John Roarke continued his impression of Ronald Reagan on the Sid and Marty Krofft political puppet show D.C. Follies, where he supplied some voices, and in Garry Trudeau's musical Rap Master Ronnie. He also appeared as President Bush in the second Naked Gun movie. He busies himself these days entertaining at corporate meetings.

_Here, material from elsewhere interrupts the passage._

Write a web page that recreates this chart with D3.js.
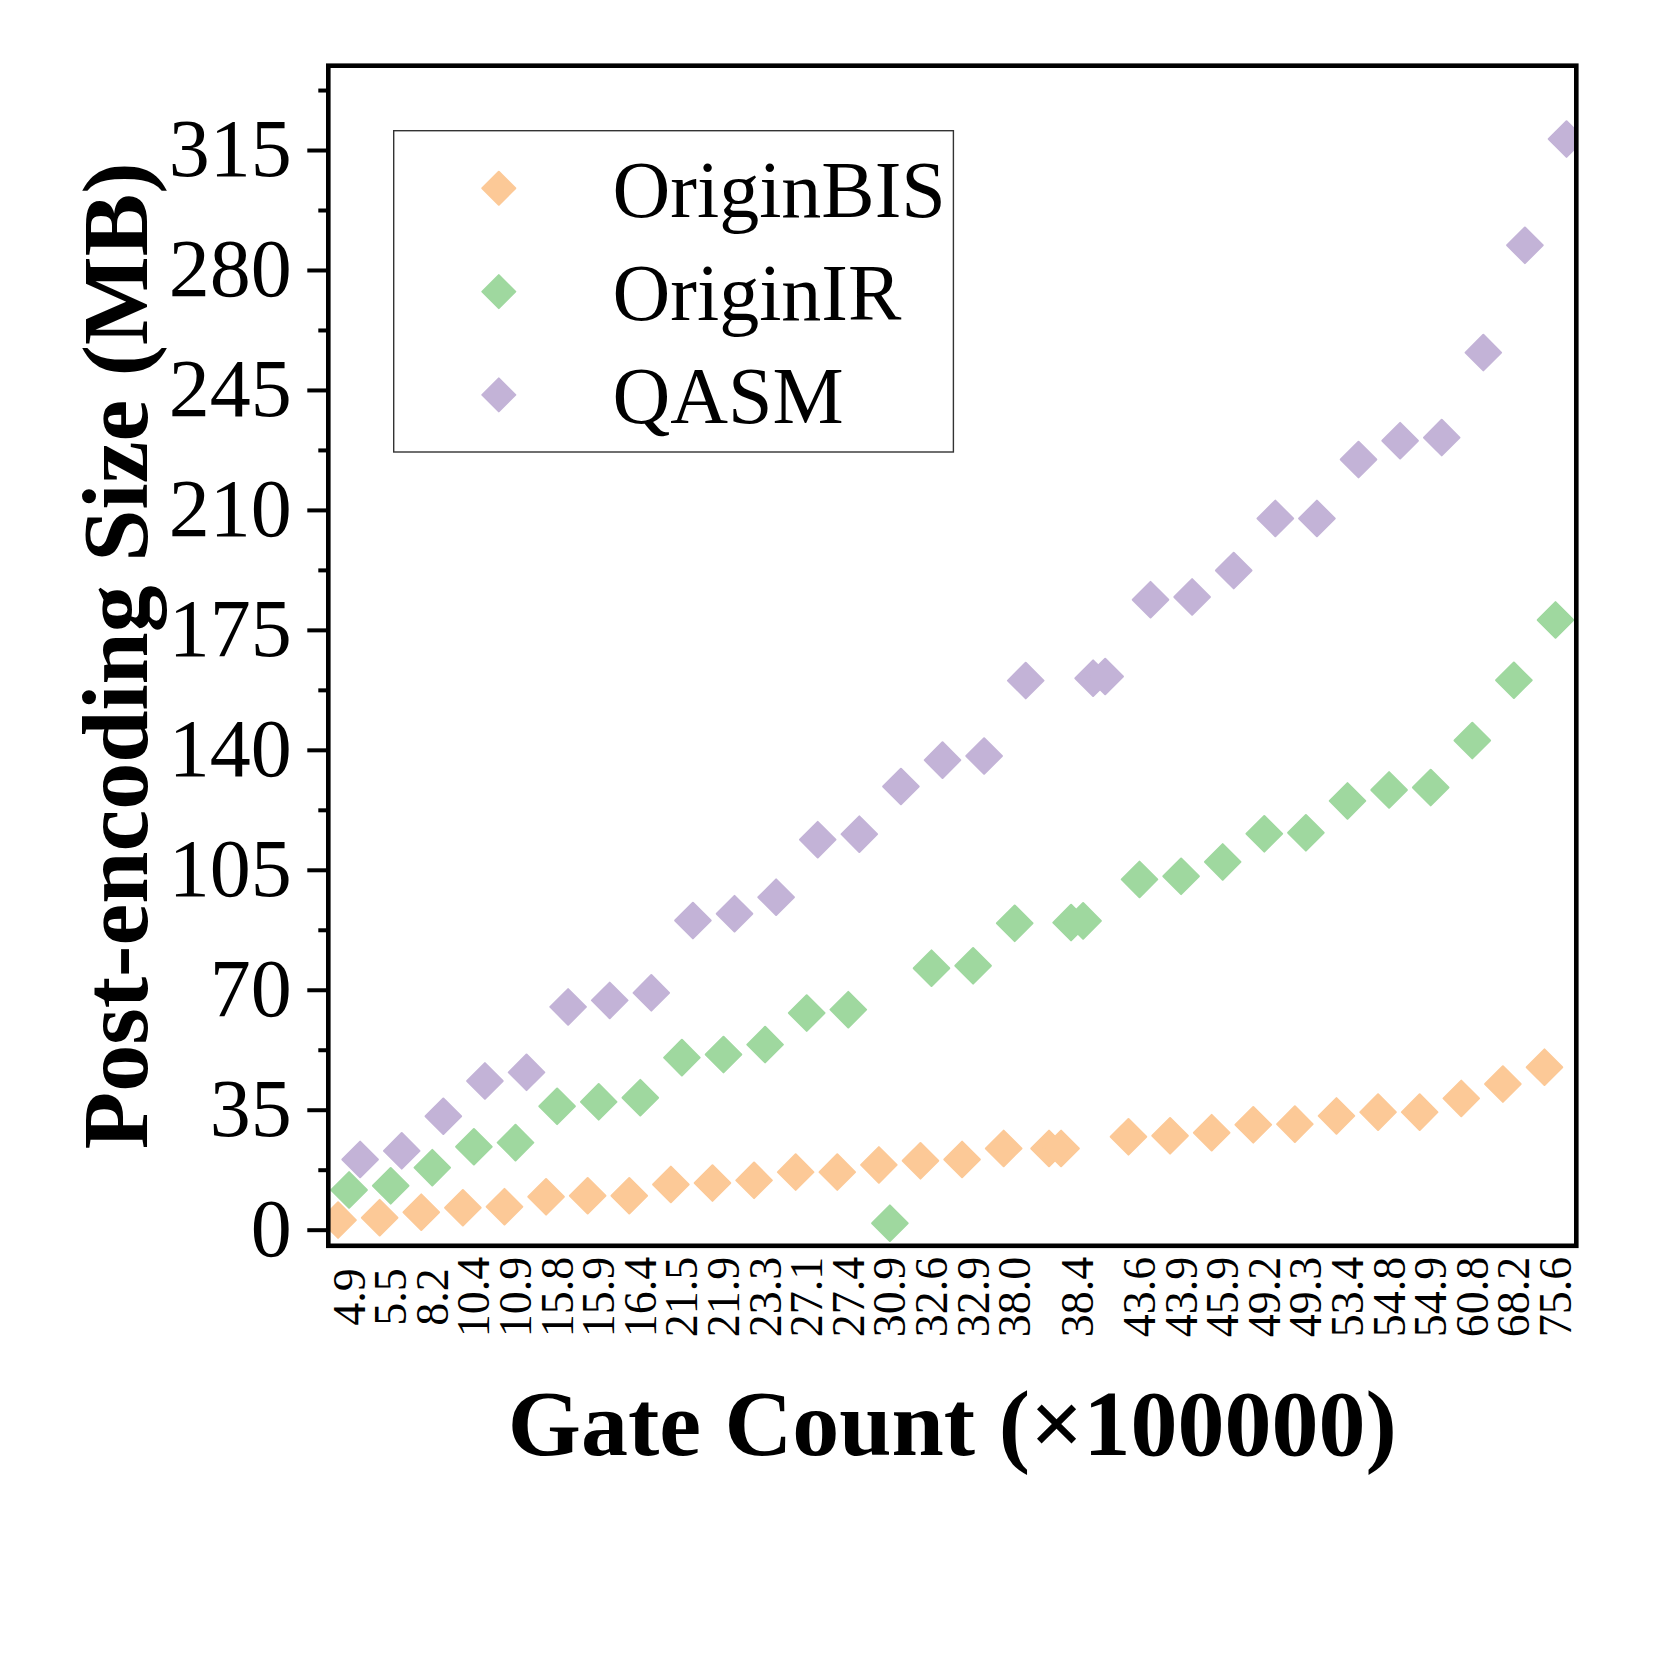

The last of the Fridays ensemble, Michael Richards, became the most visible, as one of the stars of Seinfeld. "Knowing Jerry and Larry helped get me into the door," Richards said in a 1997 interview, "but I still had to audition to prove myself." The set of Seinfeld proved a way station for former Fridays talent. In addition to David and Richards, Bruce Mahler, Maryedith Burrell and Melanie Chartoff all appeared on at least one episode. Fridays writers Bruce Kirshbaum, Elaine Pope and Larry Charles also wrote episodes for Seinfeld. The history of Fridays doesn't end here. Still to come is the possible release on DVD of the entire series, including the infamous Diner of the Living Dead and Ronny Horror Show sketches. The DVD release hinges upon a solitary one of the nine - Richards.